Aim: Reproduce exactly the lines below, from the first one through the line containing "from bokeh.resources import INLINE", and omit any pictures.

Information shown:
begin
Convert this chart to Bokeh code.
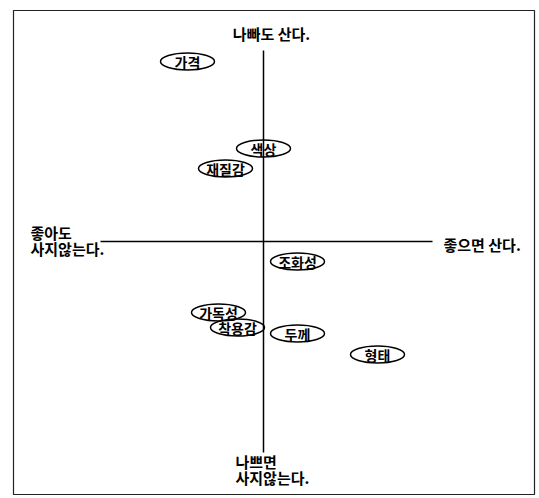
from bokeh.plotting import figure
from bokeh.models import Range1d, ColumnDataSource
from bokeh.core.properties import value
from bokeh.embed import file_html
from bokeh.resources import INLINE

# ---- data (perceptual map scores) ----
attributes = ["가격", "색상", "재질감", "조화성", "가독성", "착용감", "두께", "형태"]
x_scores = [-0.76, 0.00, -0.38, 0.34, -0.45, -0.26, 0.34, 1.14]
y_scores = [1.80, 0.93, 0.73, -0.20, -0.71, -0.86, -0.92, -1.13]

top_label = "나빠도 산다."
left_label = ["좋아도", "사지않는다."]
right_label = "좋으면 산다."
bottom_label = ["나쁘면", "사지않는다."]

FONT = value("Noto Sans CJK KR")

W, H = 536, 496
p = figure(width=W, height=H, output_backend="svg", toolbar_location=None,
           x_range=Range1d(-2.63, -2.63 + W / 100), y_range=Range1d(2.41 - H / 100, 2.41),
           min_border=0)
p.axis.visible = False
p.grid.visible = False
p.outline_line_color = None
p.background_fill_color = "white"

# outer frame
p.quad(left=[-2.50], right=[2.71], top=[2.31], bottom=[-2.53],
       fill_color=None, line_color="#222222", line_width=1.2)

# axes
p.segment(x0=[-1.63, 0.0], y0=[0.0, 1.91], x1=[1.69, 0.0], y1=[0.0, -2.11],
          line_color="black", line_width=1.5)

src = ColumnDataSource(dict(x=x_scores, y=y_scores, label=attributes))
p.ellipse(x="x", y="y", width=0.54, height=0.17, source=src,
          fill_color=None, line_color="black", line_width=1.5)
p.text(x="x", y="y", text="label", source=src, text_font=FONT,
       text_font_style="bold", text_font_size="14px", text_align="center",
       text_baseline="middle", text_color="black")

# pole labels
LBL = dict(text_font=FONT, text_font_style="bold", text_font_size="15px",
           text_baseline="middle", text_color="black")
p.text(x=[0.08], y=[2.08], text=[top_label], text_align="center", **LBL)
p.text(x=[-2.33, -2.33], y=[0.09, -0.07], text=left_label, text_align="left", **LBL)
p.text(x=[1.80], y=[-0.03], text=[right_label], text_align="left", **LBL)
p.text(x=[-0.28, -0.28], y=[-2.20, -2.36], text=bottom_label, text_align="left", **LBL)

open("out.html", "w").write(file_html(p, INLINE))
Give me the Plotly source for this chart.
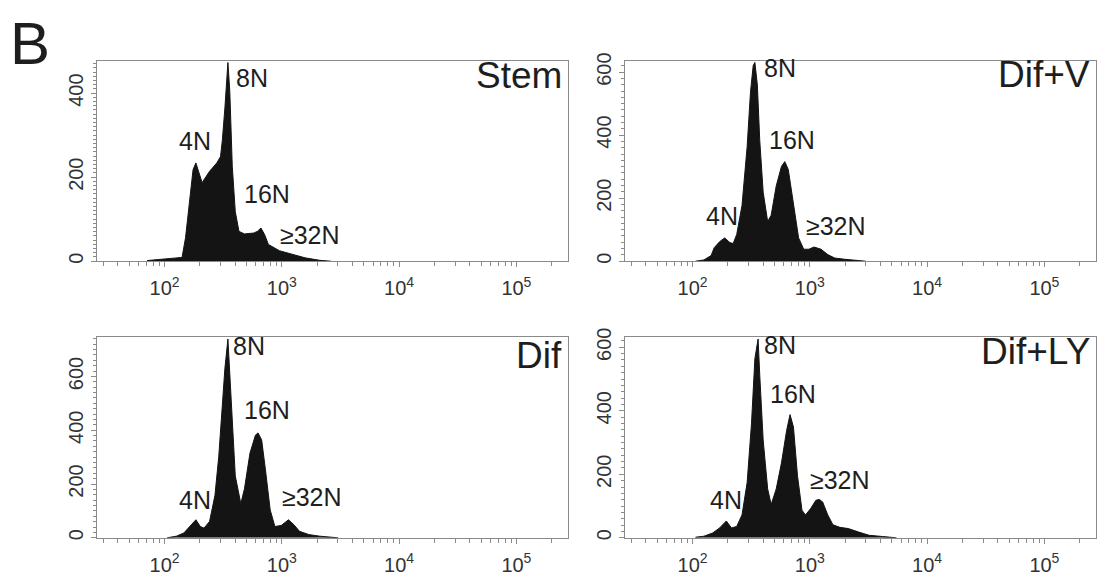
import math
import plotly.graph_objects as go

# ---------------- data (DNA content in arbitrary fluorescence units, counts) ----------------
stem_x = [71, 95, 117, 141, 151, 163, 175, 185, 209, 242, 279, 300, 311, 327, 342, 347, 360, 378, 401, 431,
          480, 575, 618, 664, 714, 768, 953, 1271, 1578, 2108, 2618]
stem_y = [1.5, 5, 8, 9, 56, 133, 218, 234, 187, 214, 234, 249, 288, 365, 458, 473, 404, 226, 118, 71,
          65, 67, 71, 79, 63, 40, 25, 15, 8, 2, 0]

difv_x = [106, 125, 144, 153, 170, 188, 208, 222, 238, 264, 292, 312, 329, 340, 357, 374, 400, 437, 468, 517,
          573, 612, 655, 725, 802, 887, 982, 1086, 1245, 1422, 1629, 1995, 2612, 2992]
difv_y = [0, 4, 18, 43, 62, 74, 59, 56, 85, 177, 363, 538, 621, 631, 559, 384, 219, 126, 146, 239,
          301, 316, 291, 177, 74, 38, 38, 45, 38, 21, 10, 6, 2, 0]

dif_x = [105, 126, 146, 163, 185, 202, 217, 242, 269, 290, 311, 327, 347, 360, 378, 401, 447, 480, 535, 596,
         627, 673, 724, 796, 873, 988, 1140, 1271, 1416, 1698, 2108, 3027]
dif_y = [0, 6, 18, 39, 67, 42, 36, 61, 158, 303, 485, 630, 739, 606, 400, 230, 127, 182, 315, 382,
         390, 364, 255, 103, 42, 46, 67, 48, 24, 12, 6, 0]

difly_x = [106, 125, 148, 170, 194, 215, 238, 264, 292, 318, 340, 362, 374, 400, 437, 468, 517, 573, 634, 678,
           725, 785, 857, 918, 1016, 1125, 1202, 1285, 1422, 1574, 1803, 2133, 2612, 3199, 4188, 5483]
difly_y = [2, 5, 15, 31, 53, 31, 36, 72, 174, 359, 564, 626, 513, 308, 154, 105, 154, 236, 338, 388,
           349, 195, 87, 72, 92, 118, 121, 113, 72, 41, 33, 29, 18, 8, 4, 0]

panel_names = ["Stem", "Dif+V", "Dif", "Dif+LY"]
y_max = [477, 636, 745, 631]
y_ticks = [[0, 200, 400], [0, 200, 400, 600], [0, 200, 400, 600], [0, 200, 400, 600]]
y_minor = [10, 20, 20, 20]

peak_labels = ["4N", "8N", "16N", "≥32N"]
# label positions (DNA value, count) per panel
label_x = [[182, 555, 752, 1722], [178, 553, 710, 1687], [182, 524, 740, 1824], [191, 553, 714, 1803]]
label_y = [[273, 423, 146, 49], [124, 593, 366, 93], [119, 691, 452, 131], [101, 588, 434, 162]]
title_y = [0.90, 0.908, 0.886, 0.907]

x_decades = [100, 1000, 10000, 100000]
x_decade_text = ["10<sup>2</sup>", "10<sup>3</sup>", "10<sup>4</sup>", "10<sup>5</sup>"]

# ---------------- figure ----------------
W, H = 1103, 576
FONT = "Liberation Sans, Arial, sans-serif"
INK = "#1e1e1e"
LINE = "#8a8a8a"

xs = [stem_x, difv_x, dif_x, difly_x]
ys = [stem_y, difv_y, dif_y, difly_y]

# pixel boxes: (left, right, top, bottom)
boxes = [(97, 568, 52, 257), (625, 1096, 52, 257), (97, 568, 335, 540), (625, 1096, 335, 540)]

minor_vals = [m * 10 ** e for e in range(1, 6) for m in range(2, 10)]

fig = go.Figure()
for i in range(4):
    ax = "" if i == 0 else str(i + 1)
    fig.add_trace(go.Scatter(
        x=xs[i], y=ys[i], mode="lines", fill="tozeroy",
        line=dict(color="#141414", width=1), fillcolor="#141414",
        xaxis="x" + ax, yaxis="y" + ax, showlegend=False, hoverinfo="skip"))
    l, r, t, b = boxes[i]
    xdom = [l / W, r / W]
    ydom = [1 - b / H, 1 - t / H]
    fig.update_layout(**{
        "xaxis" + ax: dict(
            type="log", range=[1.424, 5.44], domain=xdom, anchor="y" + ax,
            showline=True, linecolor=LINE, linewidth=1, mirror=True,
            showgrid=False, zeroline=False,
            tickmode="array", tickvals=x_decades, ticktext=x_decade_text,
            ticks="outside", ticklen=5, tickcolor=LINE, tickwidth=1,
            minor=dict(tickmode="array", tickvals=minor_vals, ticks="outside",
                       ticklen=4, tickcolor=LINE, tickwidth=1, showgrid=False),
            tickfont=dict(family=FONT, size=20, color="#333333"),
            ticklabelstandoff=4,
        ),
        "yaxis" + ax: dict(
            range=[0, y_max[i]], domain=ydom, anchor="x" + ax,
            showline=True, linecolor=LINE, linewidth=1, mirror=True,
            showgrid=False, zeroline=False,
            tickmode="array", tickvals=y_ticks[i],
            ticks="outside", ticklen=5, tickcolor=LINE, tickwidth=1,
            minor=dict(dtick=y_minor[i], ticks="outside", ticklen=3,
                       tickcolor=LINE, tickwidth=1, showgrid=False),
            tickangle=-90,
            tickfont=dict(family=FONT, size=20, color="#333333"),
        ),
    })
    # peak labels
    for j in range(4):
        fig.add_annotation(
            x=math.log10(label_x[i][j]), y=label_y[i][j], xref="x" + ax, yref="y" + ax,
            text=peak_labels[j], showarrow=False, yshift=6,
            font=dict(family=FONT, size=25, color=INK),
            xanchor="center", yanchor="middle")
    # panel title
    fig.add_annotation(
        x=0.992, y=title_y[i], xref="x" + ax + " domain", yref="y" + ax + " domain",
        text=panel_names[i], showarrow=False, yshift=5,
        font=dict(family=FONT, size=37, color=INK),
        xanchor="right", yanchor="middle")

fig.add_annotation(x=8 / W, y=1 - 34 / H, xref="paper", yref="paper", text="B",
                   showarrow=False, font=dict(family=FONT, size=60, color=INK),
                   xanchor="left", yanchor="middle")

fig.update_layout(width=W, height=H, margin=dict(l=0, r=0, t=0, b=0),
                  paper_bgcolor="white", plot_bgcolor="white",
                  font=dict(family=FONT, color=INK))

fig.write_html("out.html")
end
Solution for this problem:
Convert this chart to Bokeh code.
from bokeh.plotting import figure
from bokeh.models import Range1d, ColumnDataSource
from bokeh.core.properties import value
from bokeh.embed import file_html
from bokeh.resources import INLINE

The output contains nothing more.